▶ [Source excerpt]
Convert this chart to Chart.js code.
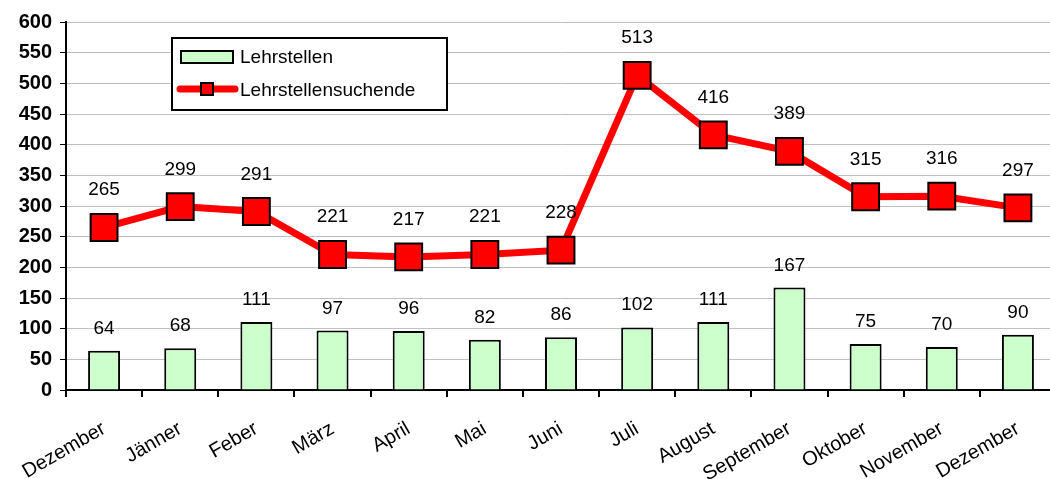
<!DOCTYPE html>
<html>
<head>
<meta charset="utf-8">
<title>Lehrstellen</title>
<script src="https://cdn.jsdelivr.net/npm/chart.js@4/dist/chart.umd.min.js"></script>
<style>
  html, body { margin: 0; padding: 0; background: #fff; overflow: hidden; }
  #wrap { width: 1077px; height: 479px; }
</style>
</head>
<body>
<div id="wrap"><canvas id="chart"></canvas></div>
<script>
const months = ['Dezember', 'Jänner', 'Feber', 'März', 'April', 'Mai', 'Juni',
                'Juli', 'August', 'September', 'Oktober', 'November', 'Dezember'];
const lehrstellen = [64, 68, 111, 97, 96, 82, 86, 102, 111, 167, 75, 70, 90];
const suchende = [265, 299, 291, 221, 217, 221, 228, 513, 416, 389, 315, 316, 297];

const FONT = '"Liberation Sans", Arial, sans-serif';

// value labels above bars and points
const valueLabels = {
    id: 'valueLabels',
    afterDatasetsDraw(chart) {
        const ctx = chart.ctx;
        ctx.save();
        ctx.font = '19px ' + FONT;
        ctx.fillStyle = '#000';
        ctx.textAlign = 'center';
        ctx.textBaseline = 'alphabetic';
        chart.data.datasets.forEach((ds, i) => {
            const meta = chart.getDatasetMeta(i);
            meta.data.forEach((el, j) => {
                const off = ds.type === 'line' ? 32 : 17;
                ctx.fillText(String(ds.data[j]), el.x, el.y - off);
            });
        });
        ctx.restore();
    }
};

// legend box drawn inside the plot area
const boxLegend = {
    id: 'boxLegend',
    afterDraw(chart) {
        const ctx = chart.ctx;
        const a = chart.chartArea;
        const x = a.left + 106, y = a.top + 16, w = 275, h = 72;
        ctx.save();
        ctx.fillStyle = '#fff';
        ctx.fillRect(x, y, w, h);
        ctx.lineWidth = 2;
        ctx.strokeStyle = '#000';
        ctx.strokeRect(x, y, w, h);
        // bar entry
        ctx.fillStyle = '#ccffcc';
        ctx.fillRect(x + 9, y + 13, 52, 12);
        ctx.strokeRect(x + 9, y + 13, 52, 12);
        // line entry
        ctx.strokeStyle = '#ff0000';
        ctx.lineWidth = 7;
        ctx.lineCap = 'round';
        ctx.beginPath();
        ctx.moveTo(x + 8, y + 51);
        ctx.lineTo(x + 63, y + 51);
        ctx.stroke();
        ctx.fillStyle = '#ff0000';
        ctx.fillRect(x + 29, y + 45, 12, 12);
        ctx.lineWidth = 2;
        ctx.strokeStyle = '#000';
        ctx.strokeRect(x + 29, y + 45, 12, 12);
        ctx.fillStyle = '#000';
        ctx.font = '19px ' + FONT;
        ctx.textBaseline = 'middle';
        ctx.fillText('Lehrstellen', x + 68, y + 20);
        ctx.fillText('Lehrstellensuchende', x + 68, y + 53);
        ctx.restore();
    }
};

const ctx = document.getElementById('chart').getContext('2d');
new Chart(ctx, {
    data: {
        labels: months,
        datasets: [{
            type: 'line',
            label: 'Lehrstellensuchende',
            data: suchende,
            borderColor: '#ff0000',
            borderWidth: 7,
            pointStyle: 'rect',
            pointRadius: 19,
            pointBackgroundColor: '#ff0000',
            pointBorderColor: '#000',
            pointBorderWidth: 2,
            tension: 0,
            order: 0
        }, {
            type: 'bar',
            label: 'Lehrstellen',
            data: lehrstellen,
            backgroundColor: '#ccffcc',
            borderColor: '#000',
            borderWidth: 2,
            categoryPercentage: 1,
            barPercentage: 0.42,
            order: 1
        }]
    },
    options: {
        responsive: true,
        maintainAspectRatio: false,
        animation: false,
        layout: { padding: { top: 22, right: 0, left: 0, bottom: 0 } },
        plugins: {
            legend: { display: false },
            tooltip: { enabled: false }
        },
        scales: {
            x: {
                offset: true,
                afterFit(scale) { scale.height = 89; },
                grid: {
                    offset: true,
                    drawOnChartArea: false,
                    color: '#000',
                    tickLength: 7,
                    lineWidth: 2
                },
                border: { color: '#000', width: 2 },
                ticks: {
                    color: '#000',
                    font: { family: FONT, size: 20 },
                    minRotation: 30,
                    maxRotation: 30,
                    autoSkip: false,
                    padding: 20
                }
            },
            y: {
                min: 0,
                max: 600,
                afterFit(scale) { scale.width = 66; },
                grid: {
                    color: '#c0c0c0',
                    tickColor: '#000',
                    tickLength: 6,
                    lineWidth: 1
                },
                border: { color: '#000', width: 2 },
                ticks: {
                    stepSize: 50,
                    color: '#000',
                    font: { family: FONT, size: 20, weight: 'bold' },
                    padding: 8
                }
            }
        }
    },
    plugins: [valueLabels, boxLegend]
});
</script>
</body>
</html>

▶ [Task objective] Strip out the pictures and quote the remaining data word for word.

▶ [Result of this exercise]
Convert this chart to Chart.js code.
<!DOCTYPE html>
<html>
<head>
<meta charset="utf-8">
<title>Lehrstellen</title>
<script src="https://cdn.jsdelivr.net/npm/chart.js@4/dist/chart.umd.min.js"></script>
<style>
  html, body { margin: 0; padding: 0; background: #fff; overflow: hidden; }
  #wrap { width: 1077px; height: 479px; }
</style>
</head>
<body>
<div id="wrap"><canvas id="chart"></canvas></div>
<script>
const months = ['Dezember', 'Jänner', 'Feber', 'März', 'April', 'Mai', 'Juni',
                'Juli', 'August', 'September', 'Oktober', 'November', 'Dezember'];
const lehrstellen = [64, 68, 111, 97, 96, 82, 86, 102, 111, 167, 75, 70, 90];
const suchende = [265, 299, 291, 221, 217, 221, 228, 513, 416, 389, 315, 316, 297];

const FONT = '"Liberation Sans", Arial, sans-serif';

// value labels above bars and points
const valueLabels = {
    id: 'valueLabels',
    afterDatasetsDraw(chart) {
        const ctx = chart.ctx;
        ctx.save();
        ctx.font = '19px ' + FONT;
        ctx.fillStyle = '#000';
        ctx.textAlign = 'center';
        ctx.textBaseline = 'alphabetic';
        chart.data.datasets.forEach((ds, i) => {
            const meta = chart.getDatasetMeta(i);
            meta.data.forEach((el, j) => {
                const off = ds.type === 'line' ? 32 : 17;
                ctx.fillText(String(ds.data[j]), el.x, el.y - off);
            });
        });
        ctx.restore();
    }
};

// legend box drawn inside the plot area
const boxLegend = {
    id: 'boxLegend',
    afterDraw(chart) {
        const ctx = chart.ctx;
        const a = chart.chartArea;
        const x = a.left + 106, y = a.top + 16, w = 275, h = 72;
        ctx.save();
        ctx.fillStyle = '#fff';
        ctx.fillRect(x, y, w, h);
        ctx.lineWidth = 2;
        ctx.strokeStyle = '#000';
        ctx.strokeRect(x, y, w, h);
        // bar entry
        ctx.fillStyle = '#ccffcc';
        ctx.fillRect(x + 9, y + 13, 52, 12);
        ctx.strokeRect(x + 9, y + 13, 52, 12);
        // line entry
        ctx.strokeStyle = '#ff0000';
        ctx.lineWidth = 7;
        ctx.lineCap = 'round';
        ctx.beginPath();
        ctx.moveTo(x + 8, y + 51);
        ctx.lineTo(x + 63, y + 51);
        ctx.stroke();
        ctx.fillStyle = '#ff0000';
        ctx.fillRect(x + 29, y + 45, 12, 12);
        ctx.lineWidth = 2;
        ctx.strokeStyle = '#000';
        ctx.strokeRect(x + 29, y + 45, 12, 12);
        ctx.fillStyle = '#000';
        ctx.font = '19px ' + FONT;
        ctx.textBaseline = 'middle';
        ctx.fillText('Lehrstellen', x + 68, y + 20);
        ctx.fillText('Lehrstellensuchende', x + 68, y + 53);
        ctx.restore();
    }
};

const ctx = document.getElementById('chart').getContext('2d');
new Chart(ctx, {
    data: {
        labels: months,
        datasets: [{
            type: 'line',
            label: 'Lehrstellensuchende',
            data: suchende,
            borderColor: '#ff0000',
            borderWidth: 7,
            pointStyle: 'rect',
            pointRadius: 19,
            pointBackgroundColor: '#ff0000',
            pointBorderColor: '#000',
            pointBorderWidth: 2,
            tension: 0,
            order: 0
        }, {
            type: 'bar',
            label: 'Lehrstellen',
            data: lehrstellen,
            backgroundColor: '#ccffcc',
            borderColor: '#000',
            borderWidth: 2,
            categoryPercentage: 1,
            barPercentage: 0.42,
            order: 1
        }]
    },
    options: {
        responsive: true,
        maintainAspectRatio: false,
        animation: false,
        layout: { padding: { top: 22, right: 0, left: 0, bottom: 0 } },
        plugins: {
            legend: { display: false },
            tooltip: { enabled: false }
        },
        scales: {
            x: {
                offset: true,
                afterFit(scale) { scale.height = 89; },
                grid: {
                    offset: true,
                    drawOnChartArea: false,
                    color: '#000',
                    tickLength: 7,
                    lineWidth: 2
                },
                border: { color: '#000', width: 2 },
                ticks: {
                    color: '#000',
                    font: { family: FONT, size: 20 },
                    minRotation: 30,
                    maxRotation: 30,
                    autoSkip: false,
                    padding: 20
                }
            },
            y: {
                min: 0,
                max: 600,
                afterFit(scale) { scale.width = 66; },
                grid: {
                    color: '#c0c0c0',
                    tickColor: '#000',
                    tickLength: 6,
                    lineWidth: 1
                },
                border: { color: '#000', width: 2 },
                ticks: {
                    stepSize: 50,
                    color: '#000',
                    font: { family: FONT, size: 20, weight: 'bold' },
                    padding: 8
                }
            }
        }
    },
    plugins: [valueLabels, boxLegend]
});
</script>
</body>
</html>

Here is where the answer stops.